排序数组中元素的上限

Question

Hi I am doing DSA problems and found a problem called as ceiling of the element in sorted array. In this problem there is a sorted array and if the target element is present in the sorted array return the target. If the target element is not found in the sorted array we need to return the smallest element which is greater than target. I have written the code and also done some test cases but need to check if everything works correctly. This problem is not there on leetcode where I could run it with many different cases. Need suggestion/feedback if the problem is solved in the correct way and if it would give correct results in all cases

class Solution:
    #My approch
    def smallestNumberGreaterThanTarget(self, nums, target):
        start = 0
        end = len(nums)-1

        if target > nums[end]:
            return -1
        while start <= end:
            mid = start + (end-start)//2

            if nums[mid] == target:
                return nums[mid]
            elif nums[mid] < target:
                if nums[mid+1] >= target:
                    return nums[mid+1]
                start = mid + 1
            else:
                end = mid-1

        return nums[start]

Answer 1

The code errors out with an index out-of-range error for the empty list (though this may not be necessary because you haven't specified the problem constraints).

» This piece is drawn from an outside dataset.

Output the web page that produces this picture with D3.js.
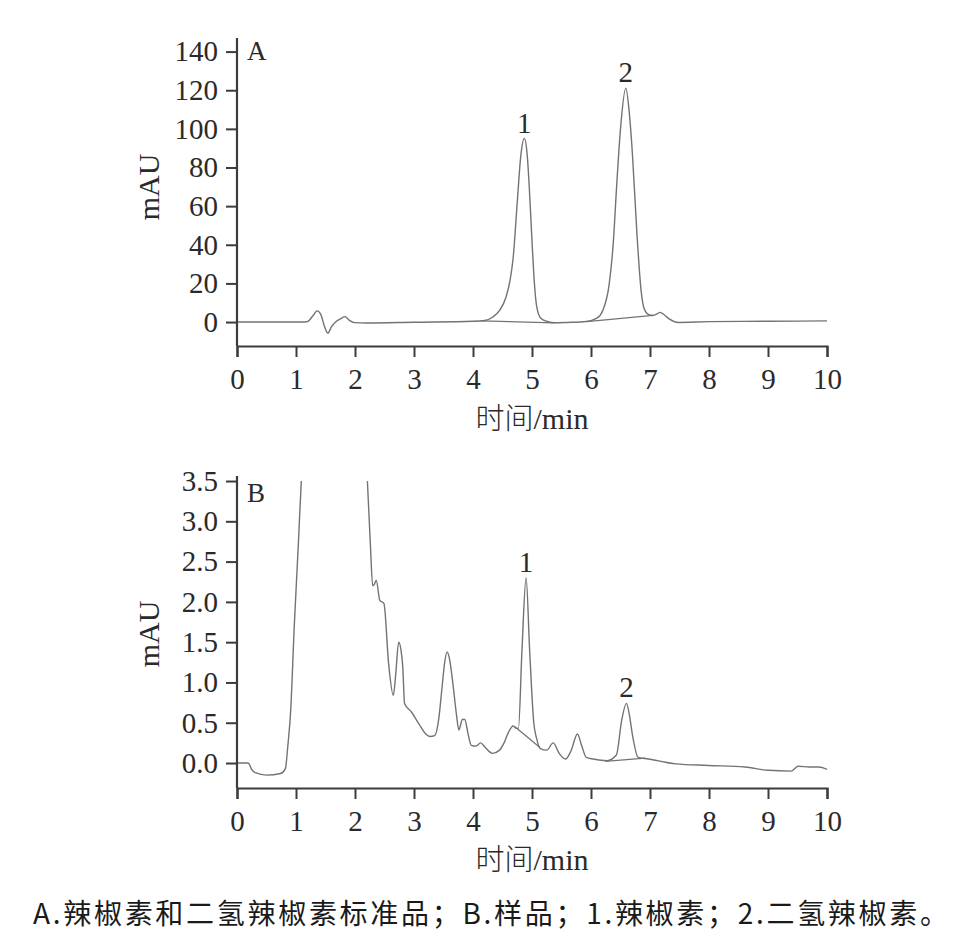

A simple if guard at the top of the function can fix this:

if not nums:
    return -1

Otherwise, it seems fine to me. But if you're still not sure whether or not your algorithm works, you can always do random testing (eg create a linear search version of the algorithm and then randomly generate inputs to both algorithms, and then see if there's any difference).

Here's a one-liner that you can test against:

input_list = [0, 1, 2, 3, 4]
target = 0
print(next((num for num in input_list if num >= target), -1))

Answer 2

IMO, the problem can be solved in a simpler way, with only one test inside the main loop. The figure below shows a partition of the real line, in subsets associated to the values in the array.

First, we notice that for all values above the largest, there is no corresponding element, and we will handle this case separately.

Now we have exactly N subsets left, and we can find the right one by a dichotomic search among these subsets.

if target > nums[len(nums)-1]:
    return None

s, e= 0, len(nums);
while e > s:
    m= e + ((s - e) >> 1);
    if target > nums[m]:
        s= m
    else:
        e= m
return s

We can formally prove the algorithm using the invariant nums[s-1] < target <= nums[e] , with the fictional convention nums[-1] = -∞ . In the end, we have the bracketing nums[s-1] < target <= nums[s] .